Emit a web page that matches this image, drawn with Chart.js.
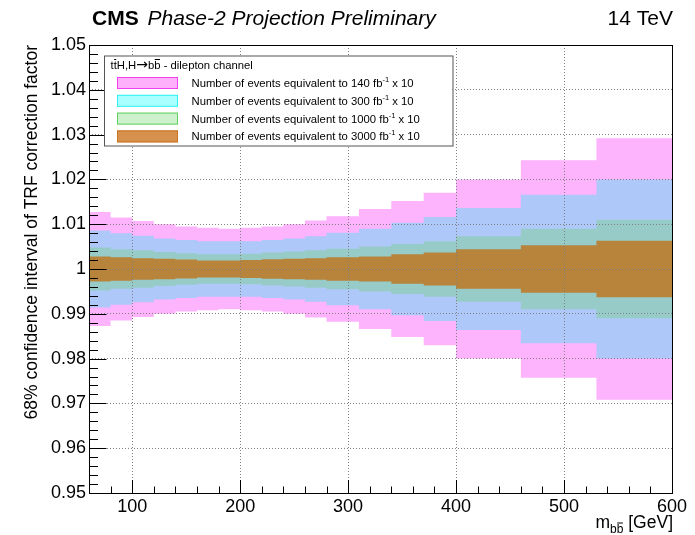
<!DOCTYPE html>
<html lang="en">
<head>
  <meta charset="UTF-8" />
  <title>TRF correction factor - 68% interval</title>
  <script src="https://cdn.jsdelivr.net/npm/chart.js@4"></script>
  <style>
    html, body { margin: 0; padding: 0; background: #fff; }
    #wrap { width: 695px; height: 535px; }
  </style>
</head>
<body>
  <div id="wrap"><canvas id="trfChart" width="695" height="535"></canvas></div>

  <script>
    // m(bb) bin edges [GeV]
    const binEdges = [60, 80, 100, 120, 140, 160, 180, 200, 220, 240, 260, 280, 310, 340, 370, 400, 460, 530, 600];

    // half width of the 68% interval around 1, per bin, for each luminosity
    const half140 = [0.0127, 0.0115, 0.0107, 0.0100, 0.0095, 0.0092, 0.0090, 0.0092, 0.0095, 0.0100, 0.0108, 0.0118, 0.0134, 0.0152, 0.0170, 0.0200, 0.0243, 0.0292];
    const half300 = [0.0086, 0.0080, 0.0074, 0.0068, 0.0065, 0.0062, 0.0062, 0.0062, 0.0065, 0.0068, 0.0073, 0.0081, 0.0090, 0.0103, 0.0116, 0.0136, 0.0166, 0.0200];
    const half1000 = [0.0048, 0.0044, 0.0042, 0.0038, 0.0035, 0.0033, 0.0033, 0.0034, 0.0037, 0.0039, 0.0042, 0.0045, 0.0050, 0.0056, 0.0062, 0.0073, 0.0090, 0.0110];
    const half3000 = [0.0028, 0.0026, 0.0024, 0.0023, 0.0021, 0.0019, 0.0019, 0.0020, 0.0022, 0.0023, 0.0024, 0.0026, 0.0028, 0.0033, 0.0037, 0.0044, 0.0053, 0.0063];

    const lumiLabels = ['140', '300', '1000', '3000'];

    const xTickValues = [100, 200, 300, 400, 500, 600];
    const yTickValues = [0.95, 0.96, 0.97, 0.98, 0.99, 1.00, 1.01, 1.02, 1.03, 1.04, 1.05];
    const yTickLabels = ['0.95', '0.96', '0.97', '0.98', '0.99', '1', '1.01', '1.02', '1.03', '1.04', '1.05'];

    const FONT = "'Liberation Sans', Arial, Helvetica, sans-serif";
    Chart.defaults.font.family = FONT;

    // band colours as they appear once stacked, and legend swatches
    const bandFill = ['#FEB3FD', '#AFC8FA', '#97CBC7', '#B8843B'];
    const swatchFill = ['#FFB0FB', '#AAFFFF', '#CDF1CD', '#D8914C'];
    const swatchLine = ['#F040F0', '#30F0F0', '#60D060', '#C87420'];

    function edgePoints(half, sign) {
      return binEdges.map((x, i) => ({ x, y: 1 + sign * half[Math.min(i, half.length - 1)] }));
    }

    const halves = [half140, half300, half1000, half3000];
    const datasets = [];
    halves.forEach((half, k) => {
      const common = {
        stepped: 'before',
        pointRadius: 0,
        borderWidth: 0,
        borderColor: 'rgba(0,0,0,0)',
        backgroundColor: bandFill[k],
        order: 4 - k
      };
      datasets.push({ ...common, label: lumiLabels[k] + ' up', data: edgePoints(half, 1), fill: '+1' });
      datasets.push({ ...common, label: lumiLabels[k] + ' down', data: edgePoints(half, -1), fill: false });
    });

    function minorValues(majors, sub, lo, hi) {
      const out = [];
      const step = majors[1] - majors[0];
      for (let v = majors[0] - step; v <= hi + 1e-9; v += step / sub) {
        if (v >= lo - 1e-9) out.push(v);
      }
      return out;
    }

    function drawPieces(ctx, pieces, x, baseline) {
      // pieces: {t, font, dy, bar}; returns end x
      pieces.forEach(p => {
        ctx.font = p.font;
        const w = ctx.measureText(p.t).width;
        ctx.fillText(p.t, x, baseline + (p.dy || 0));
        if (p.bar) {
          const top = baseline + (p.dy || 0) - p.barH;
          ctx.beginPath();
          ctx.lineWidth = 1;
          ctx.moveTo(x + 0.5, top);
          ctx.lineTo(x + w - 0.5, top);
          ctx.stroke();
        }
        x += w;
      });
      return x;
    }

    function piecesWidth(ctx, pieces) {
      return pieces.reduce((s, p) => { ctx.font = p.font; return s + ctx.measureText(p.t).width; }, 0);
    }

    const rootStyle = {
      id: 'rootStyle',
      afterDraw(chart) {
        const { ctx, chartArea: a, scales: { x, y } } = chart;
        ctx.save();
        ctx.strokeStyle = '#000';
        ctx.fillStyle = '#000';
        ctx.lineWidth = 1;

        // inward tick marks
        ctx.beginPath();
        minorValues(yTickValues, 5, y.min, y.max).forEach(v => {
          const py = Math.round(y.getPixelForValue(v)) + 0.5;
          const major = yTickValues.some(t => Math.abs(t - v) < 1e-6);
          ctx.moveTo(a.left, py);
          ctx.lineTo(a.left + (major ? 17.5 : 9), py);
        });
        minorValues(xTickValues, 5, x.min, x.max).forEach(v => {
          const px = Math.round(x.getPixelForValue(v)) + 0.5;
          const major = xTickValues.some(t => Math.abs(t - v) < 1e-6);
          ctx.moveTo(px, a.bottom);
          ctx.lineTo(px, a.bottom - (major ? 13 : 6.5));
        });
        ctx.stroke();

        // frame
        ctx.strokeRect(Math.round(a.left) + 0.5, Math.round(a.top) + 0.5,
          Math.round(a.right - a.left), Math.round(a.bottom - a.top));

        // header
        ctx.textBaseline = 'alphabetic';
        ctx.textAlign = 'left';
        ctx.font = 'bold 21px ' + FONT;
        ctx.fillText('CMS', 92, 25);
        ctx.font = 'italic 21px ' + FONT;
        ctx.fillText('Phase-2 Projection Preliminary', 147.5, 25);
        ctx.font = '21px ' + FONT;
        ctx.textAlign = 'right';
        ctx.fillText('14 TeV', a.right + 1, 25);

        // y axis title
        ctx.save();
        ctx.translate(37, a.top);
        ctx.rotate(-Math.PI / 2);
        ctx.font = '17.5px ' + FONT;
        ctx.textAlign = 'right';
        ctx.fillText('68% confidence interval of TRF correction factor', 0, 0);
        ctx.restore();

        // x axis title
        ctx.textAlign = 'left';
        const big = '17.5px ' + FONT, small = '12px ' + FONT;
        const xTitle = [
          { t: 'm', font: big },
          { t: 'b', font: small, dy: 5 },
          { t: 'b', font: small, dy: 5, bar: true, barH: 10 },
          { t: ' [GeV]', font: big }
        ];
        drawPieces(ctx, xTitle, a.right + 1 - piecesWidth(ctx, xTitle), 528);

        // legend box
        const L = { x0: 104, y0: 55.5, x1: 452.5, y1: 145.5 };
        ctx.fillStyle = '#fff';
        ctx.fillRect(L.x0, L.y0, L.x1 - L.x0, L.y1 - L.y0);
        ctx.strokeStyle = '#555';
        ctx.strokeRect(L.x0 + 0.5, L.y0 + 0.5, L.x1 - L.x0, L.y1 - L.y0);
        ctx.fillStyle = '#000';
        ctx.strokeStyle = '#000';
        const lf = '11.3px ' + FONT;
        drawPieces(ctx, [
          { t: 't', font: lf },
          { t: 't', font: lf, bar: true, barH: 9 },
          { t: 'H,H', font: lf },
          { t: '\u2192', font: "14px 'DejaVu Sans', sans-serif", dy: 0.5 },
          { t: 'b', font: lf },
          { t: 'b', font: lf, bar: true, barH: 9 },
          { t: ' - dilepton channel', font: lf }
        ], 110.5, 68.5);

        lumiLabels.forEach((lumi, k) => {
          const cy = 83 + k * 17.8;
          ctx.fillStyle = swatchFill[k];
          ctx.fillRect(117, cy - 6, 61, 12);
          ctx.strokeStyle = swatchLine[k];
          ctx.strokeRect(117.5, cy - 5.5, 60, 11);
          ctx.fillStyle = '#000';
          drawPieces(ctx, [
            { t: 'Number of events equivalent to ' + lumi + ' fb', font: lf },
            { t: '-1', font: '7.5px ' + FONT, dy: -5 },
            { t: ' x 10', font: lf }
          ], 191.5, cy + 4);
        });

        ctx.restore();
      }
    };

    new Chart(document.getElementById('trfChart'), {
      type: 'line',
      data: { datasets },
      options: {
        responsive: false,
        animation: false,
        layout: { padding: { left: 0, top: 45, right: 23, bottom: 0 } },
        plugins: { legend: { display: false }, tooltip: { enabled: false } },
        scales: {
          x: {
            type: 'linear',
            min: 60,
            max: 600,
            afterBuildTicks: s => { s.ticks = xTickValues.map(v => ({ value: v })); },
            afterFit: s => { s.height = 42; },
            ticks: { color: '#000', font: { size: 18 }, padding: 3, maxRotation: 0 },
            grid: { color: '#808080', lineWidth: 1, drawTicks: false, z: 1 },
            border: { display: false, dash: [1, 2] }
          },
          y: {
            type: 'linear',
            min: 0.95,
            max: 1.05,
            afterBuildTicks: s => { s.ticks = yTickValues.map(v => ({ value: v })); },
            afterFit: s => { s.width = 89; },
            ticks: { color: '#000', font: { size: 18 }, padding: 3, callback: (v, i) => yTickLabels[i] },
            grid: { color: '#808080', lineWidth: 1, drawTicks: false, z: 1 },
            border: { display: false, dash: [1, 2] }
          }
        }
      },
      plugins: [rootStyle]
    });
  </script>
</body>
</html>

▬▬▬▬▬▬

■ SET PROBLEM
The lines from the top of the data above through the one holding "460, 530, 600];" are to be repeated exactly, and only those, with no pictures.

■ EXERCISE OUTPUT
Emit a web page that matches this image, drawn with Chart.js.
<!DOCTYPE html>
<html lang="en">
<head>
  <meta charset="UTF-8" />
  <title>TRF correction factor - 68% interval</title>
  <script src="https://cdn.jsdelivr.net/npm/chart.js@4"></script>
  <style>
    html, body { margin: 0; padding: 0; background: #fff; }
    #wrap { width: 695px; height: 535px; }
  </style>
</head>
<body>
  <div id="wrap"><canvas id="trfChart" width="695" height="535"></canvas></div>

  <script>
    // m(bb) bin edges [GeV]
    const binEdges = [60, 80, 100, 120, 140, 160, 180, 200, 220, 240, 260, 280, 310, 340, 370, 400, 460, 530, 600];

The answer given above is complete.